## TASK OBJECTIVE
Copy out each line of the material in which the word "this" appears.
* start *
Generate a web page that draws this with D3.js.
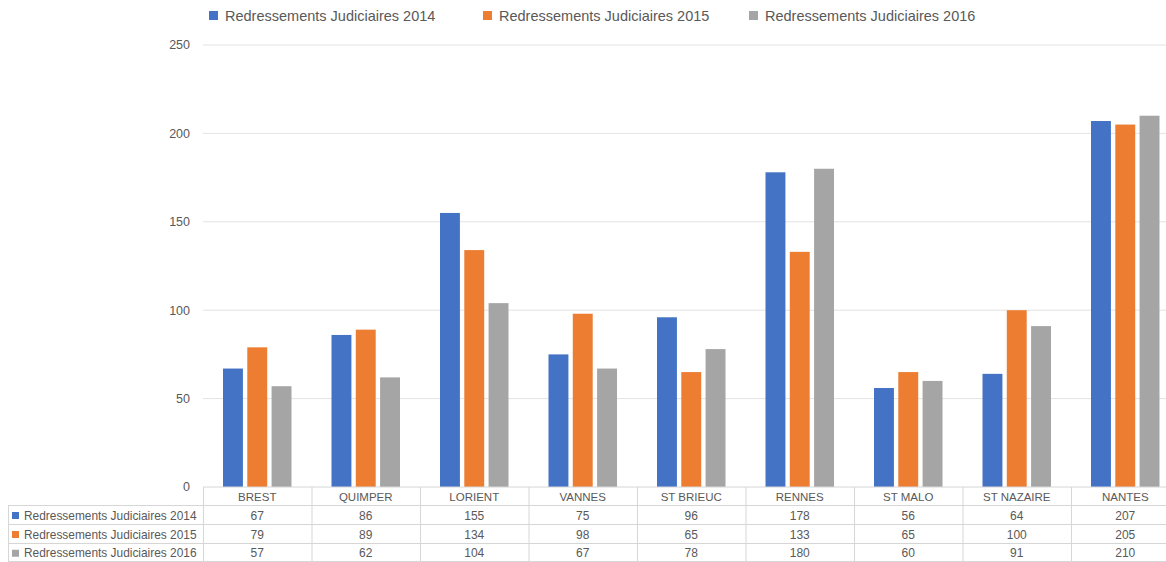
<!DOCTYPE html>
<html>
<head>
<meta charset="utf-8">
<script src="https://cdn.jsdelivr.net/npm/d3@7"></script>
<style>
  body { margin: 0; background: #fff; }
  svg text { font-family: "Liberation Sans", Arial, sans-serif; fill: #595959; }
</style>
</head>
<body>
<div id="chart"></div>
<script>
// data
var villes = ["BREST", "QUIMPER", "LORIENT", "VANNES", "ST BRIEUC", "RENNES", "ST MALO", "ST NAZAIRE", "NANTES"];
var series = ["Redressements Judiciaires 2014", "Redressements Judiciaires 2015", "Redressements Judiciaires 2016"];
var rj2014 = [67, 86, 155, 75, 96, 178, 56, 64, 207];
var rj2015 = [79, 89, 134, 98, 65, 133, 65, 100, 205];
var rj2016 = [57, 62, 104, 67, 78, 180, 60, 91, 210];
var yTicks = [0, 50, 100, 150, 200, 250];
var colours = ["#4472C4", "#ED7D31", "#A5A5A5"];

var values = [rj2014, rj2015, rj2016];
var svgWidth = 1166, svgHeight = 562;

var svg = d3.select("#chart").append("svg")
    .attr("width", svgWidth).attr("height", svgHeight);

// scales
var x = d3.scaleBand().domain(villes).range([203, 1179.5]).padding(0);
var bw = x.bandwidth();
var xs = d3.scaleBand().domain(series).range([20, bw - 20]).paddingInner(0.18).paddingOuter(0);
var y = d3.scaleLinear().domain([0, 250]).range([487, 45]);

// gridlines
svg.append("g").selectAll("line").data(yTicks.slice(1)).enter().append("line")
    .attr("x1", 203).attr("x2", svgWidth)
    .attr("y1", function(d) { return y(d); }).attr("y2", function(d) { return y(d); })
    .attr("stroke", "#e3e3e3").attr("stroke-width", 1);

// y axis labels
svg.append("g").selectAll("text").data(yTicks).enter().append("text")
    .attr("x", 190)
    .attr("y", function(d) { return y(d); })
    .attr("dy", "0.35em")
    .attr("text-anchor", "end")
    .style("font-size", "12.5px")
    .text(function(d) { return d; });

// bars
series.forEach(function(s, si) {
    svg.append("g").selectAll("rect").data(villes).enter().append("rect")
        .attr("x", function(d) { return x(d) + xs(s); })
        .attr("y", function(d, i) { return y(values[si][i]); })
        .attr("width", xs.bandwidth())
        .attr("height", function(d, i) { return y(0) - y(values[si][i]); })
        .attr("fill", colours[si]);
});

// legend at top
var legendX = [209, 483, 749];
series.forEach(function(s, si) {
    var g = svg.append("g").attr("transform", "translate(" + legendX[si] + ",16)");
    g.append("rect").attr("x", 0).attr("y", -5).attr("width", 9).attr("height", 9).attr("fill", colours[si]);
    g.append("text").attr("x", 16).attr("y", 0).attr("dy", "0.35em")
        .style("font-size", "14.5px").text(s);
});

// data table
var rowTop = [487, 505.5, 524.5, 543.5];
var rowBottom = 562;
var tbl = svg.append("g");
var lineCol = "#d6d6d6";

// horizontal lines
tbl.append("line").attr("x1", 203).attr("x2", svgWidth).attr("y1", rowTop[0]).attr("y2", rowTop[0]).attr("stroke", lineCol);
rowTop.slice(1).forEach(function(ry) {
    tbl.append("line").attr("x1", 8).attr("x2", svgWidth).attr("y1", ry).attr("y2", ry).attr("stroke", lineCol);
});
tbl.append("line").attr("x1", 8).attr("x2", svgWidth).attr("y1", rowBottom - 0.5).attr("y2", rowBottom - 0.5).attr("stroke", lineCol);

// vertical lines
tbl.append("line").attr("x1", 8.5).attr("x2", 8.5).attr("y1", rowTop[1]).attr("y2", rowBottom).attr("stroke", lineCol);
villes.forEach(function(v) {
    tbl.append("line").attr("x1", x(v) + 0.5).attr("x2", x(v) + 0.5)
        .attr("y1", rowTop[0]).attr("y2", rowBottom).attr("stroke", lineCol);
});

// header labels
tbl.selectAll("text.cat").data(villes).enter().append("text")
    .attr("class", "cat")
    .attr("x", function(d) { return x(d) + bw / 2; })
    .attr("y", (rowTop[0] + rowTop[1]) / 2 + 1)
    .attr("dy", "0.35em")
    .attr("text-anchor", "middle")
    .style("font-size", "11.5px")
    .text(function(d) { return d; });

// rows
series.forEach(function(s, si) {
    var cy = (rowTop[si + 1] + (si < 2 ? rowTop[si + 2] : rowBottom)) / 2 + 0.5;
    tbl.append("rect").attr("x", 12).attr("y", cy - 3.5).attr("width", 7).attr("height", 7).attr("fill", colours[si]);
    tbl.append("text").attr("x", 24).attr("y", cy).attr("dy", "0.35em")
        .style("font-size", "11.9px").text(s);
    tbl.selectAll("text.v" + si).data(villes).enter().append("text")
        .attr("class", "v" + si)
        .attr("x", function(d) { return x(d) + bw / 2; })
        .attr("y", cy)
        .attr("dy", "0.35em")
        .attr("text-anchor", "middle")
        .style("font-size", "12px")
        .text(function(d, i) { return values[si][i]; });
});
</script>
</body>
</html>
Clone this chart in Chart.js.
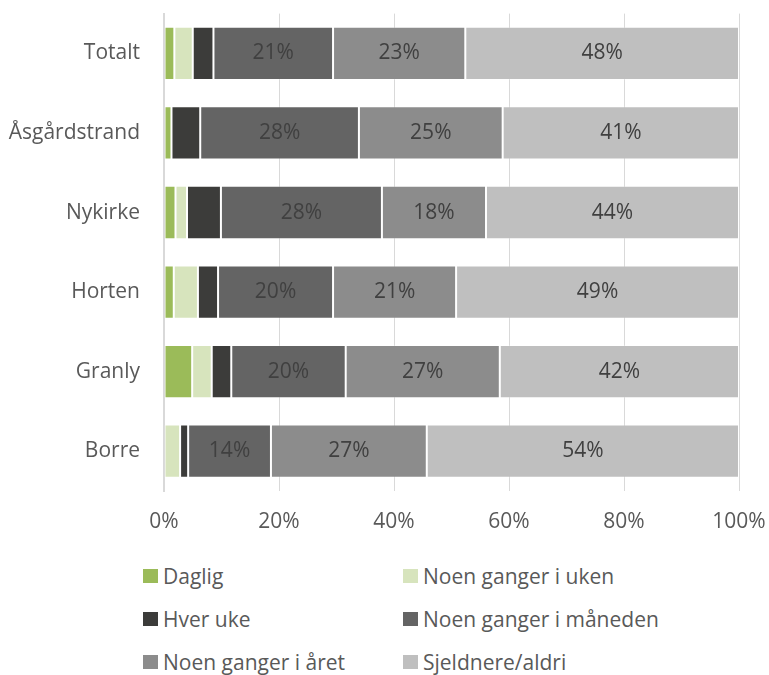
<!DOCTYPE html>
<html>
<head>
<meta charset="utf-8">
<script src="https://cdn.jsdelivr.net/npm/chart.js@4"></script>
<style>
  body { margin: 0; background: #fff; font-family: "Open Sans", sans-serif; }
  #wrap { position: relative; width: 769px; height: 568px; margin-top: -23px; }
  #legend { position: absolute; left: 143px; top: 562px; width: 620px; display: grid; grid-template-columns: 260px 300px; row-gap: 15px; }
  .item { display: flex; align-items: center; font-size: 21px; color: #595959; height: 28px; white-space: nowrap; }
  .box { width: 15px; height: 14px; margin-right: 5px; }
</style>
</head>
<body>
<div id="wrap"><canvas id="c"></canvas></div>
<div id="legend"></div>
<script>
// Kategorier og serier (andel i prosent)
const categories = ['Totalt', 'Åsgårdstrand', 'Nykirke', 'Horten', 'Granly', 'Borre'];
const seriesNames = ['Daglig', 'Noen ganger i uken', 'Hver uke', 'Noen ganger i måneden', 'Noen ganger i året', 'Sjeldnere/aldri'];
const daglig = [1.8, 1.3, 2.0, 1.7, 4.9, 0];
const ukentlig = [3.2, 0, 2.0, 4.2, 3.4, 2.8];
const hverUke = [3.6, 5.0, 5.9, 3.5, 3.4, 1.4];
const maaned = [20.8, 27.6, 28.0, 20.0, 19.9, 14.4];
const aaret = [23.0, 25.0, 18.1, 21.4, 26.8, 27.1];
const sjeldnere = [47.6, 41.1, 44.0, 49.2, 41.6, 54.3];
const xTicks = [0, 20, 40, 60, 80, 100];

const colors = ['#9bbb59', '#d7e4bd', '#3c3c3a', '#646464', '#8c8c8c', '#bfbfbf'];
const values = [daglig, ukentlig, hverUke, maaned, aaret, sjeldnere];
const labelled = [3, 4, 5];

// Tekst midt i segmentene
const segLabels = {
    id: 'segLabels',
    afterDatasetsDraw(chart) {
        const ctx = chart.ctx;
        ctx.save();
        ctx.font = '21px "Open Sans"';
        ctx.fillStyle = '#404040';
        ctx.textAlign = 'center';
        ctx.textBaseline = 'middle';
        labelled.forEach(di => {
            chart.getDatasetMeta(di).data.forEach((bar, i) => {
                const p = bar.getCenterPoint();
                ctx.fillText(Math.round(values[di][i]) + '%', p.x, p.y);
            });
        });
        ctx.restore();
    }
};

const chart = new Chart(document.getElementById('c'), {
    type: 'bar',
    data: {
        labels: categories,
        datasets: seriesNames.map((n, i) => ({
            label: n,
            data: values[i],
            backgroundColor: colors[i],
            borderColor: 'rgba(255,255,255,0.25)',
            borderWidth: 1,
            borderSkipped: false,
            barPercentage: 0.67,
            categoryPercentage: 1
        }))
    },
    options: {
        indexAxis: 'y',
        responsive: true,
        maintainAspectRatio: false,
        animation: false,
        layout: { padding: { top: 0, right: 30, bottom: 0, left: 0 } },
        plugins: { legend: { display: false }, tooltip: { enabled: false } },
        scales: {
            x: {
                stacked: true,
                min: 0,
                max: 100,
                afterBuildTicks: s => { s.ticks = xTicks.map(v => ({ value: v })); },
                afterFit: s => { s.height = 54; s.paddingLeft = 0; s.paddingRight = 0; },
                ticks: { callback: v => v + '%', color: '#595959', font: { family: 'Open Sans', size: 21 }, padding: 18 },
                grid: { color: '#d9d9d9', drawTicks: false },
                border: { display: false }
            },
            y: {
                stacked: true,
                afterFit: s => { s.width = 164; },
                ticks: { color: '#595959', font: { family: 'Open Sans', size: 21 }, padding: 24 },
                grid: { display: false, drawTicks: false },
                border: { color: '#d9d9d9', width: 2 }
            }
        }
    },
    plugins: [segLabels]
});

// Forklaring
const leg = document.getElementById('legend');
seriesNames.forEach((n, i) => {
    const d = document.createElement('div');
    d.className = 'item';
    d.innerHTML = '<span class="box" style="background:' + colors[i] + '"></span>' + n;
    leg.appendChild(d);
});
</script>
</body>
</html>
* end *
## FINAL ANSWER
Generate a web page that draws this with D3.js.
Clone this chart in Chart.js.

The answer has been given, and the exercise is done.